Wednesday, July 16, 2014

Captain Amegatonman and Bucky Barrage: A Recent Commission

A recent commission request from Mark Martin's personal art dealer and consigliore Michael Beaver, who informs me that he collects sketches of old Teenage Mutant Ninja Turtles artists who had work published by Mirage Studios back in the 1980s (which I somehow qualify as, although it was so long ago I forget exactly how!). His theme: Captain America! So Michael has compiled a sketchbook of various turtle artists drawing the red, white and blue Avenger. No problem! So the sketchbook arrived last week by armored car, and this is what I drew:

Here is the double-paged extravaganza I produced, with Stella Starlight (The See-Thru Girl as Cap) and Megaton Man as Bucky. I thought the white leggings on Stella balanced the arms (I never understood why Cap had white arms), and she is blond like Steve Rogers, so it made a certain amount of sense. Changing Megaton Man's cowl to white is a choice I'm less certain about, but I thought it would get lost in all that blue otherwise. I should have made Bucky's buttons more like those on Meg's cape!

I suppose Captain America is one of my favorite characters (although he is so iconic I tend to think of him more like Santa Claus or Uncle Sam, and hence, not a "character" at all in that sense), if only because three of his more important artists - Jack Kirby, John Romita, and Jim Steranko - were so utterly influential for me.

Mike also enclosed a couple of items to be autographed: the first collection of Megaton Man #1-4 from Kitchen Sink Press (1990), and Shell Shock, an anthology of TMNT by Mirage (1989), which features the first appearance of Bizarre Hero Pteranoman (the entire story appears here). So I had to add appropriate sketches.

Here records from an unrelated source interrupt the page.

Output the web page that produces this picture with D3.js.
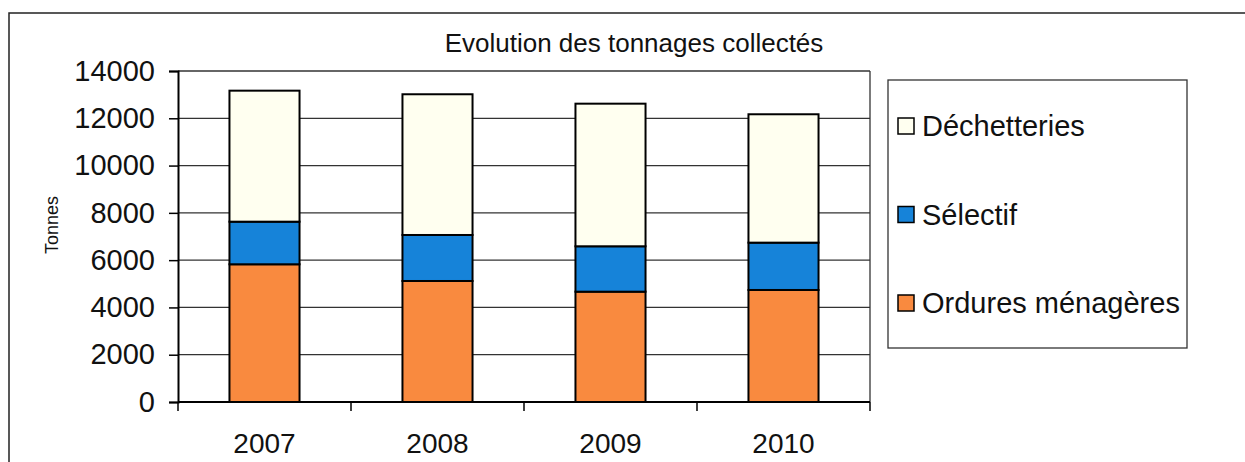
<!DOCTYPE html>
<html>
<head>
<meta charset="utf-8">
<script src="https://cdn.jsdelivr.net/npm/d3@7"></script>
<style>
  body { margin: 0; background: #fff; }
  svg { display: block; font-family: "Liberation Sans", Arial, sans-serif; }
</style>
</head>
<body>
<div id="chart"></div>
<script>
// données
const years = ['2007', '2008', '2009', '2010'];
const ordures = [5825, 5118, 4666, 4738];
const selectif = [1802, 1946, 1920, 2002];
const decheteries = [5541, 5952, 6032, 5430];
const seriesNames = ['Ordures ménagères', 'Sélectif', 'Déchetteries'];
const seriesColors = ['#f98a3f', '#1683d9', '#fffff0'];
const yTicks = [0, 2000, 4000, 6000, 8000, 10000, 12000, 14000];

const width = 1245, height = 462;
const plot = { left: 178, right: 870, top: 71, bottom: 402 };

const svg = d3.select('#chart').append('svg')
    .attr('width', width)
    .attr('height', height);

// cadre extérieur
svg.append('rect')
    .attr('x', 9).attr('y', 13)
    .attr('width', 1300).attr('height', 500)
    .attr('fill', 'none')
    .attr('stroke', '#222')
    .attr('stroke-width', 1.5);

const x = d3.scaleBand()
    .domain(years)
    .range([plot.left, plot.right])
    .paddingInner(0.595)
    .paddingOuter(0.2975);

const y = d3.scaleLinear()
    .domain([0, 14000])
    .range([plot.bottom, plot.top]);

// lignes de grille
svg.append('g')
    .selectAll('line')
    .data(yTicks.slice(1))
    .enter()
    .append('line')
    .attr('x1', plot.left).attr('x2', plot.right)
    .attr('y1', d => y(d)).attr('y2', d => y(d))
    .attr('stroke', '#333')
    .attr('stroke-width', 1.3);

// bord droit de la zone de tracé
svg.append('line')
    .attr('x1', plot.right).attr('x2', plot.right)
    .attr('y1', plot.top).attr('y2', plot.bottom)
    .attr('stroke', '#333')
    .attr('stroke-width', 1.3);

// empilement
const rows = years.map((yr, i) => ({
    year: yr,
    'Ordures ménagères': ordures[i],
    'Sélectif': selectif[i],
    'Déchetteries': decheteries[i]
}));
const stack = d3.stack().keys(seriesNames)(rows);

svg.append('g')
    .selectAll('g')
    .data(stack)
    .enter()
    .append('g')
    .attr('fill', (d, i) => seriesColors[i])
    .selectAll('rect')
    .data(d => d)
    .enter()
    .append('rect')
    .attr('x', d => x(d.data.year))
    .attr('width', x.bandwidth())
    .attr('y', d => y(d[1]))
    .attr('height', d => y(d[0]) - y(d[1]))
    .attr('stroke', '#000')
    .attr('stroke-width', 2);

// axe Y
const yAxis = svg.append('g')
    .attr('transform', `translate(${plot.left},0)`)
    .call(d3.axisLeft(y).tickValues(yTicks).tickSize(9).tickPadding(14).tickFormat(d3.format('d')));
yAxis.select('.domain').attr('stroke', '#000').attr('stroke-width', 2);
yAxis.selectAll('.tick line').attr('stroke', '#000').attr('stroke-width', 1.5);
yAxis.selectAll('.tick text')
    .attr('font-size', 29)
    .attr('font-family', '"Liberation Sans", Arial, sans-serif')
    .attr('fill', '#111');

// axe X (graduations entre catégories)
const xEdges = d3.scaleLinear().domain([0, years.length]).range([plot.left, plot.right]);
svg.append('line')
    .attr('x1', plot.left).attr('x2', plot.right)
    .attr('y1', plot.bottom).attr('y2', plot.bottom)
    .attr('stroke', '#000').attr('stroke-width', 2);
svg.append('g')
    .selectAll('line')
    .data(d3.range(years.length + 1))
    .enter()
    .append('line')
    .attr('x1', d => xEdges(d)).attr('x2', d => xEdges(d))
    .attr('y1', plot.bottom).attr('y2', plot.bottom + 9)
    .attr('stroke', '#000').attr('stroke-width', 1.5);

svg.append('g')
    .selectAll('text')
    .data(years)
    .enter()
    .append('text')
    .attr('x', d => x(d) + x.bandwidth() / 2)
    .attr('y', 453)
    .attr('text-anchor', 'middle')
    .attr('font-size', 28)
    .attr('fill', '#111')
    .text(d => d);

// titre
svg.append('text')
    .attr('x', 634).attr('y', 52)
    .attr('text-anchor', 'middle')
    .attr('font-size', 26)
    .attr('fill', '#111')
    .text('Evolution des tonnages collectés');

// titre de l'axe Y
svg.append('text')
    .attr('transform', 'translate(58,225) rotate(-90)')
    .attr('text-anchor', 'middle')
    .attr('font-size', 18)
    .attr('fill', '#111')
    .text('Tonnes');

// légende
svg.append('rect')
    .attr('x', 888).attr('y', 80)
    .attr('width', 299).attr('height', 268)
    .attr('fill', '#fff')
    .attr('stroke', '#333')
    .attr('stroke-width', 1.3);

const legendOrder = [2, 1, 0];
const legendY = d3.scalePoint().domain(legendOrder).range([126, 303]);

const items = svg.append('g')
    .selectAll('g')
    .data(legendOrder)
    .enter()
    .append('g')
    .attr('transform', d => `translate(898,${legendY(d)})`);

items.append('rect')
    .attr('x', 0).attr('y', -8)
    .attr('width', 16).attr('height', 16)
    .attr('fill', d => seriesColors[d])
    .attr('stroke', '#000')
    .attr('stroke-width', 1.5);

items.append('text')
    .attr('x', 24)
    .attr('dy', '0.36em')
    .attr('font-size', 29)
    .attr('fill', '#111')
    .text(d => seriesNames[d]);
</script>
</body>
</html>
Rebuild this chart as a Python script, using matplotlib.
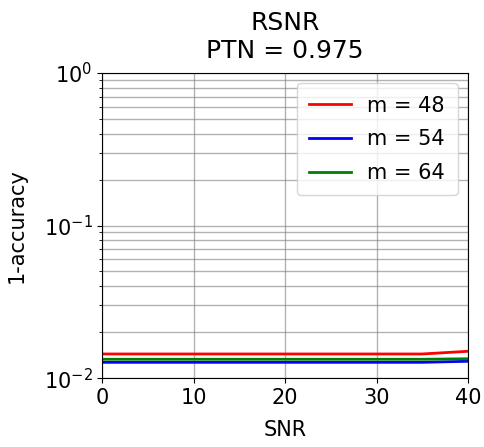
import numpy as np
import matplotlib.pyplot as plt

snr = [0, 5, 10, 15, 20, 25, 30, 35, 40]
err_m48 = [0.0144, 0.0144, 0.0144, 0.0144, 0.0144, 0.0144, 0.0144, 0.0144, 0.0150]
err_m54 = [0.0127, 0.0127, 0.0127, 0.0127, 0.0127, 0.0127, 0.0127, 0.0127, 0.0129]
err_m64 = [0.0133, 0.0133, 0.0133, 0.0133, 0.0133, 0.0133, 0.0133, 0.0133, 0.0134]

plt.rcParams['font.size'] = 15
fig = plt.figure(figsize=(4.84, 4.47), dpi=100)
ax = fig.add_axes([0.211, 0.154, 0.756, 0.683])

ax.semilogy(snr, err_m48, color='red', linewidth=2, label='m = 48')
ax.semilogy(snr, err_m54, color='blue', linewidth=2, label='m = 54')
ax.semilogy(snr, err_m64, color='green', linewidth=2, label='m = 64')

ax.set_xlim(0, 40)
ax.set_ylim(1e-2, 1)
ax.grid(True, which='major', color='gray', alpha=0.6, linewidth=1)
ax.grid(True, which='minor', axis='y', color='gray', alpha=0.6, linewidth=1)
ax.set_xlabel('SNR', labelpad=9)
ax.set_ylabel('1-accuracy', labelpad=12)
ax.set_title('RSNR\nPTN = 0.975', pad=11)
ax.legend(loc='upper right', borderpad=0.6, labelspacing=0.65)

fig.savefig('out.png', dpi=100)
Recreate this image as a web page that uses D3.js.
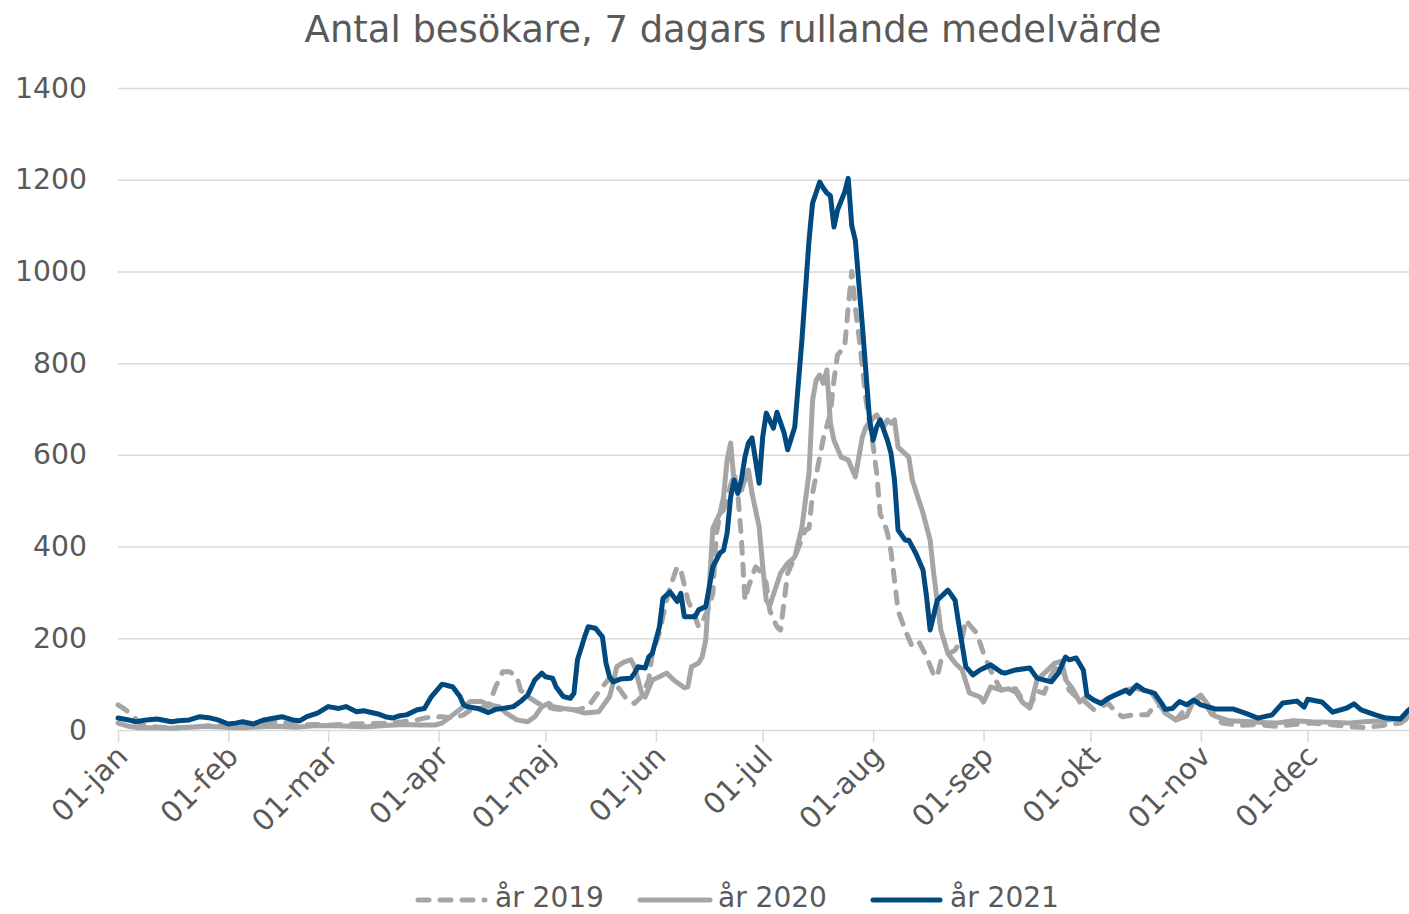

Here is the pencil sketch of Stella I drew on the largely-blank dedication page of the Megaton Man Kitchen Sink collection. In the past such things would escape (as far as I was concerned), never to be seen again, but today it is easy to snap a photo as documentation, so why not? Now, instead of a personal experience for Michael, I can ruin it by posting it on the Internet!

Here is the ballpoint pen sketch of Pteranoman that I drew on the Shell Shock table of contents page (the title page was already filled with autographs from contributors to the anthology). My contribution, "Teen Techno Turtle Trio," was the first appearance of what Michael aptly describes as "the Paleo Dark Knight."
My thanks to Michael Beaver for letting me a part of his personal Sentinel of Liberty on a Half-Shell menagerie, and for allowing me to reproduce the above images!

Please note: I have done a number of commissions in bound sketchbooks as comic book conventions over the years, where fans will leave their treasured books with me in artist's alley and pick them up later (this is fraught enough, if only because in the melee of conventions it is sometime difficult to locate these fans later, especially in the closing hours of an event). When working remotely, at home, as I do in the case of Internet requests, I prefer to draw commissions on loose, quality paper stock of my choice, not bound sketchbooks that already have numerous and irreplaceable masterpieces by famous artists already contained therein, if only because of the enormous emotional strain of drawing under such nerve-wracking conditions! I only undertook this commission because Michael had armed guards standing over me the whole time to make sure I did not drip ink on any of the other sketchbook pages!

Please note further that if your commission request involves a bound sketchbook, it will entail additional surcharges just for insurance and catering the armed guards!! Thanks for understanding.